Winding up proceeding transferable to NCLT until it has reached the stage of irreversibility, says Supreme Court
The Supreme Court of India has recently said in a judgement that a winding up proceeding pending before the High Court can be transferred to the National Company Law Tribunal (NCLT) as long as such a proceeding has not reached the stage of ‘irreversibility’.
Passing the order, the apex court stated: “So long as no actual sales of the immovable or movable properties have taken place, nothing irreversible is done which would warrant a company court staying its hands on a transfer application made to it by a creditor or any party to the proceedings.
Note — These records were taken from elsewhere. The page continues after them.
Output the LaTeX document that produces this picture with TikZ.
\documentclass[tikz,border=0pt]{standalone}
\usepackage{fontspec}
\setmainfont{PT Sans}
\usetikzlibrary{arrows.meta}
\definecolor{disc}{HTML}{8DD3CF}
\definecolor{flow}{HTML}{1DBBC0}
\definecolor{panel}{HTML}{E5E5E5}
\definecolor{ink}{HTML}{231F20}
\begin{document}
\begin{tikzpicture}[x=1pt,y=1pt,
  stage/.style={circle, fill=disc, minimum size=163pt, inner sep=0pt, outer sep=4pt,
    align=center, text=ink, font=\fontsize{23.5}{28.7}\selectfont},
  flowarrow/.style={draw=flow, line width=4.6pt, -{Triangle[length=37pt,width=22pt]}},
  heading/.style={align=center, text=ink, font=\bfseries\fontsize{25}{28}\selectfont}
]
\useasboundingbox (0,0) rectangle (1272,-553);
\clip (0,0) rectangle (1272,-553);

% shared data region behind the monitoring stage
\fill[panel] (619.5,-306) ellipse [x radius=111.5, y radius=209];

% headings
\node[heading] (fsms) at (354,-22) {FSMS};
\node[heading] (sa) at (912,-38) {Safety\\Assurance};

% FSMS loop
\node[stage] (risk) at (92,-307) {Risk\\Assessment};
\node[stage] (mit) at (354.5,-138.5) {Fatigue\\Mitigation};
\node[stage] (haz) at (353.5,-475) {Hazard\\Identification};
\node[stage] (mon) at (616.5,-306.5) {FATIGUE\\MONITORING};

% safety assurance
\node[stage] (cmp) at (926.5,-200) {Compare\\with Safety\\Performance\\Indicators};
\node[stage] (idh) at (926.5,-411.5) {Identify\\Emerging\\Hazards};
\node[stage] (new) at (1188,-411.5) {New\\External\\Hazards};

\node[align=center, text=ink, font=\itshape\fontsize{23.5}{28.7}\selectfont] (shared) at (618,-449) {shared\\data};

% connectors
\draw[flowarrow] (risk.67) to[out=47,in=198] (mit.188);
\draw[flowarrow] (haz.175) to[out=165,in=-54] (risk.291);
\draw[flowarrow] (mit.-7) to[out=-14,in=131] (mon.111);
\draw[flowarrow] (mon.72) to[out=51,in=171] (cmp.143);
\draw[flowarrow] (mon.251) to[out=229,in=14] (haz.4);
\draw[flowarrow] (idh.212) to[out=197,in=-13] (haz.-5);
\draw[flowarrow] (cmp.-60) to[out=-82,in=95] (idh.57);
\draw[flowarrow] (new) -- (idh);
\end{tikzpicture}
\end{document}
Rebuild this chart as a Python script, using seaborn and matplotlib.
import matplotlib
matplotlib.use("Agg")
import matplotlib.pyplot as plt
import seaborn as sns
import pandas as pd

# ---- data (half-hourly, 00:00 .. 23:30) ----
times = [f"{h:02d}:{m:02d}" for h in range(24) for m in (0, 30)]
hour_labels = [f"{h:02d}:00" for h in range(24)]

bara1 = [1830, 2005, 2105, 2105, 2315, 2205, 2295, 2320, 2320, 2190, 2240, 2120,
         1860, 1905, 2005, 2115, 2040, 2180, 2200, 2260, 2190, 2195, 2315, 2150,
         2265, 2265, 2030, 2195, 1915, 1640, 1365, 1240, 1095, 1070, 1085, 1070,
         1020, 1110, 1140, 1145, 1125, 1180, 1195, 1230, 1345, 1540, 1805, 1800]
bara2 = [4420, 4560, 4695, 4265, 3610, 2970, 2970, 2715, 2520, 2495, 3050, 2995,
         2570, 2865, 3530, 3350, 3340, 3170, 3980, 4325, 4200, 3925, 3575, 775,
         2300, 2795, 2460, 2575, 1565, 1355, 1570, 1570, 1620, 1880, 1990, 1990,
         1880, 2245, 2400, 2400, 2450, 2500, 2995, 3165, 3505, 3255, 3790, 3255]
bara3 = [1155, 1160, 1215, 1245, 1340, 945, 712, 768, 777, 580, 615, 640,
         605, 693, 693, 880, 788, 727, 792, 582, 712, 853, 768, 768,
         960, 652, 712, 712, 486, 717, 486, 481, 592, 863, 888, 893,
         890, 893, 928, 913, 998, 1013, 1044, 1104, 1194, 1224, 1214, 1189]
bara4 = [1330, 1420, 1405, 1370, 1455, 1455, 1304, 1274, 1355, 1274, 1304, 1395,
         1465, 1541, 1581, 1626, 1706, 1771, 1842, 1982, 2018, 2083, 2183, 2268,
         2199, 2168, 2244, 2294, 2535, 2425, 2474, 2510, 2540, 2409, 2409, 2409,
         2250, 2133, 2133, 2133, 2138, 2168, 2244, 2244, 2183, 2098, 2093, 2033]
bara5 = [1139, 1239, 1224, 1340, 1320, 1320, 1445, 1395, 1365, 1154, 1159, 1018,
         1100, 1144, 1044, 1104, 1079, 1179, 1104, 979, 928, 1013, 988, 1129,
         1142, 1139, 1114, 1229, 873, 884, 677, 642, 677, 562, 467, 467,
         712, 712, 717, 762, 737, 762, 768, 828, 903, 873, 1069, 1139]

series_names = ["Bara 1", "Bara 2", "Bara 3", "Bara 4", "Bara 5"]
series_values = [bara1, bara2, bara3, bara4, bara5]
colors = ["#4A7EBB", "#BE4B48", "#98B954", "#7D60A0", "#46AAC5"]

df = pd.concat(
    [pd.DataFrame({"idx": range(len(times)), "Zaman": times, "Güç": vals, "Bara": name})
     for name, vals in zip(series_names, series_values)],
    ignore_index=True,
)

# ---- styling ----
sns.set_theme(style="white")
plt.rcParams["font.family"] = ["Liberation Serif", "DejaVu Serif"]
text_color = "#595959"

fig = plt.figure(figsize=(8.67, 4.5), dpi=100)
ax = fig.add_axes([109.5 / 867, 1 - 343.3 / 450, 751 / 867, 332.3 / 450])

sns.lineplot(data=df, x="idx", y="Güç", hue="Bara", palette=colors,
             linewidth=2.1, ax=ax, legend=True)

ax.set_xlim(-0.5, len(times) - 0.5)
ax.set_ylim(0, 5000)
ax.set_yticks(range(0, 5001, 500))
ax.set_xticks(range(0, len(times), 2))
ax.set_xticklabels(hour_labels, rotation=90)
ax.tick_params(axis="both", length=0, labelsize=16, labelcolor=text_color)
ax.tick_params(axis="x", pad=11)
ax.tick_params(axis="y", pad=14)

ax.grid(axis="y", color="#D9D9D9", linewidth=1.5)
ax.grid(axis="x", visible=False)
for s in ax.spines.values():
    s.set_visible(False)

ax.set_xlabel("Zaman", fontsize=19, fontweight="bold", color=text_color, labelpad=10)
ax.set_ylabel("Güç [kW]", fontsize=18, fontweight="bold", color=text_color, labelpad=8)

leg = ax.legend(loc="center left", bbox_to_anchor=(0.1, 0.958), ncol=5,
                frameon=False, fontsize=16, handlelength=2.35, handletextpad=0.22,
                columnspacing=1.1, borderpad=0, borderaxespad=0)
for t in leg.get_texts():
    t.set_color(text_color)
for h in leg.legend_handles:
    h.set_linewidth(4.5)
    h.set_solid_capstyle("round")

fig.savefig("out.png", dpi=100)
It is only where the winding up proceedings have reached a stage where it would be irreversible, making it impossible to set the clock back that the Company Court must proceed with the winding up, instead of transferring the proceedings to the NCLT (under the Insolvency and Bankruptcy Code).”
The SC further noted that in a winding up proceeding, where the petition has not been served in terms of Rule 26 of the Companies (Court) Rules, 1959 at a pre-admission stage, given the beneficial result of the application of the IBC, such winding up proceeding is compulsorily transferable to the NCLT to be resolved under the Code. Even post issue of notice and pre-admission, the same result would ensue.
Brief of the case
The court was hearing a petition filed by Action Ispat and Power Pvt Ltd, which had moved the Supreme Court against a Delhi High Court order upholding a company judge’s order dated 14 January 2019 transferring a winding up proceeding against it pending before the High Court to NCLT was upheld.
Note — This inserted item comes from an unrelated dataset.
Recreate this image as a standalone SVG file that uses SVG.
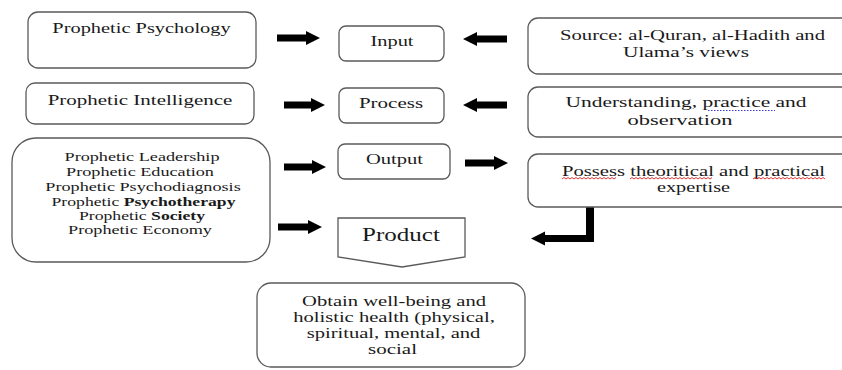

Action Ispat had approached Shyam Metalics and Energy Ltd for supply of Iron Pellets. A specified quantity of 11612.34MTs of the goods was supplied to Action Ispat by Shyam Matalics. After making partial payment, a sum of Rs 4.55 crore was due and payable by Action Ispat to the Shyam Metalics. Despite several reminders and issuance of a statutory notice on 15 June 2016, the former failed to make the payment. Following this, a winding up petition was filed in high court and the court gave a go ahead to the winding up proceeding by appointing an official liquidator.
After the order, State Bank of India approached the company Judge seeking transfer of the winding up petition to the NCLT in view of the fact that it had filed an application under section 7 of the IBC against Action Ispat, which was pending before the NCLT.
The company judge of the High Court in an order dated 14 January 2019 transferred the case to NCLT, against which the management of Action Ispat moved the divisional bench of Delhi High Court, which upheld the company judge’s order.
The petitioned then moved SC, which in its order on 15 December 2020 said: “Given the fact that the matter has been transferred by the High Court to the NCLT to verify the necessary facts and circumstances of the case, after which relief can be given to the appellant herein, we do not find any reason to interfere with the aforesaid order.”